The fact that SSD devices can compete with Hard Disks today shows not just excellent growth, but purely awe-inspiring growth. Despite being a much smaller marketplace than the magnetic HD marketplace, SSD storage has almost caught up with magnetic Hard Drives.
To show what an incredible accomplishment this is, you need to really understand exactly what this graph actually means. [wikipedia.org]
It shows how hard disk capacity has grown since 1980. Yeah, it's gotten bigger every year... whoopdie doo, right? Notice that this is a logarithmic graph. Each line is 10x the line before, so you really don't see the significance of this, so I rewrote the graph in a "real" scale. [effortlessis.com]
What previously looked like a smooth, predictable growth actually represents a cliff of growth.
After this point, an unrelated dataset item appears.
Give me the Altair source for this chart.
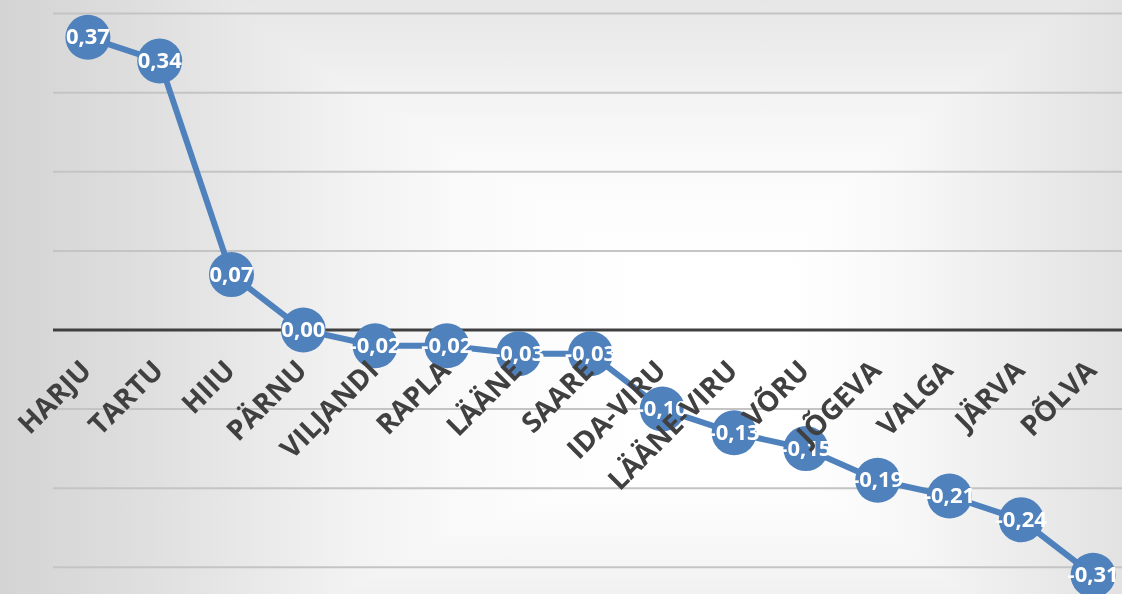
import altair as alt
import pandas as pd

# County index values, in plotting order
regions = ["HARJU", "TARTU", "HIIU", "PÄRNU", "VILJANDI", "RAPLA", "LÄÄNE", "SAARE",
           "IDA-VIRU", "LÄÄNE-VIRU", "VÕRU", "JÕGEVA", "VALGA", "JÄRVA", "PÕLVA"]
values = [0.37, 0.34, 0.07, 0.00, -0.02, -0.02, -0.03, -0.03,
          -0.10, -0.13, -0.15, -0.19, -0.21, -0.24, -0.31]

# Horizontal gridline levels (zero gets its own darker rule)
grid_levels = [0.4, 0.3, 0.2, 0.1, -0.1, -0.2, -0.3]
y_domain = [-0.3338, 0.4172]

df = pd.DataFrame({
    "region": regions,
    "value": values,
    "label": [f"{v:.2f}".replace(".", ",") for v in values],
})
grid_df = pd.DataFrame({"level": grid_levels})

BLUE = "#4f81bd"
W, H, LEFT = 1069, 594, 53

# Backdrop shading stops (offset, grey level)
h_stops = [(0.0, "#d4d4d4"), (0.1, "#dcdcdc"), (0.2, "#e6e6e6"), (0.3, "#f1f1f1"),
           (0.4, "#f9f9f9"), (0.5, "#fdfdfd"), (0.58, "#ffffff"), (0.7, "#ffffff"),
           (0.8, "#f8f8f8"), (0.9, "#ededed"), (1.0, "#e2e2e2")]
v_stops = [(0.0, "#e6e6e6"), (0.1, "#eeeeee"), (0.2, "#f6f6f6"), (0.3, "#fbfbfb"),
           (0.4, "#fefefe"), (0.5, "#ffffff"), (0.8, "#ffffff"), (0.9, "#f9f9f9"),
           (1.0, "#f1f1f1")]


def stops(pairs):
    return [alt.GradientStop(offset=o, color=c) for o, c in pairs]


x_enc = alt.X(
    "region:N", sort=regions,
    scale=alt.Scale(type="point", padding=0.5, range=[-1, 1076]),
    axis=alt.Axis(
        title=None, domain=False, ticks=False, tickSize=0, grid=False,
        labelAngle=315, labelAlign="right", labelBaseline="middle",
        labelPadding=36, labelOffset=-1, offset=-264, zindex=1,
        labelFont="Open Sans", labelFontWeight="bold", labelFontSize=28,
        labelColor="#404040", labelOverlap=False, labelBound=False, labelFlush=False,
    ),
)
y_scale = alt.Scale(domain=y_domain, nice=False, zero=False)

# Soft light-grey backdrop: two crossed linear gradients combined with "darken"
bg_h = alt.Chart(df.head(1)).mark_rect(
    color=alt.Gradient(gradient="linear", x1=0, y1=0, x2=1, y2=0, stops=stops(h_stops))
).encode(x=alt.value(-LEFT), x2=alt.value(W), y=alt.value(0), y2=alt.value(H))

bg_v = alt.Chart(df.head(1)).mark_rect(
    blend="darken",
    color=alt.Gradient(gradient="linear", x1=0, y1=0, x2=0, y2=1, stops=stops(v_stops)),
).encode(x=alt.value(-LEFT), x2=alt.value(W), y=alt.value(0), y2=alt.value(H))

grid = alt.Chart(grid_df).mark_rule(color="#c4c4c4", strokeWidth=2).encode(
    y=alt.Y("level:Q", scale=y_scale, axis=None)
)

zero = alt.Chart(df.head(1)).mark_rule(color="#404040", strokeWidth=3).encode(
    y=alt.datum(0, scale=y_scale, axis=None)
)

line = alt.Chart(df).mark_line(color=BLUE, strokeWidth=6).encode(
    x=x_enc, y=alt.Y("value:Q", scale=y_scale, axis=None)
)

# Vega circle size is the area of the bounding square, so diameter = sqrt(size)
dots = alt.Chart(df).mark_circle(color=BLUE, opacity=1, size=2025).encode(
    x=x_enc, y=alt.Y("value:Q", scale=y_scale, axis=None)
)

labels = alt.Chart(df).mark_text(
    color="white", font="Open Sans", fontWeight="bold", fontSize=22,
    align="center", baseline="middle",
).encode(
    x=x_enc, y=alt.Y("value:Q", scale=y_scale, axis=None), text="label:N"
)

chart = alt.layer(bg_h, bg_v, grid, zero, line, dots, labels).properties(
    width=W, height=H,
    autosize=alt.AutoSizeParams(type="none"),
    padding={"left": LEFT, "top": 0, "right": 0, "bottom": 0},
    background="white",
).configure_view(stroke=None)

chart.save("out.html", embed_options={"renderer": "svg", "actions": False})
Capacity has grown so fast that it's been a challenge to find uses for this much storage. We've had to re-invent the meaning of what is a computer in order to make use of so much new found power - over and over, and over again.
And yet, despite having a dramatically smaller marketshare, much less R&D, SSD storage has managed to all-but catch up to this fast-moving target. This isn't just cool, it's incredible. Every year, SSD drives get a little closer to parity with their spinning cousins.
I have an 8 GB thumb drive, but I also still have a couple 1 and 3 GB drives from a few years back on the shelf. This kind of growth is simply astounding!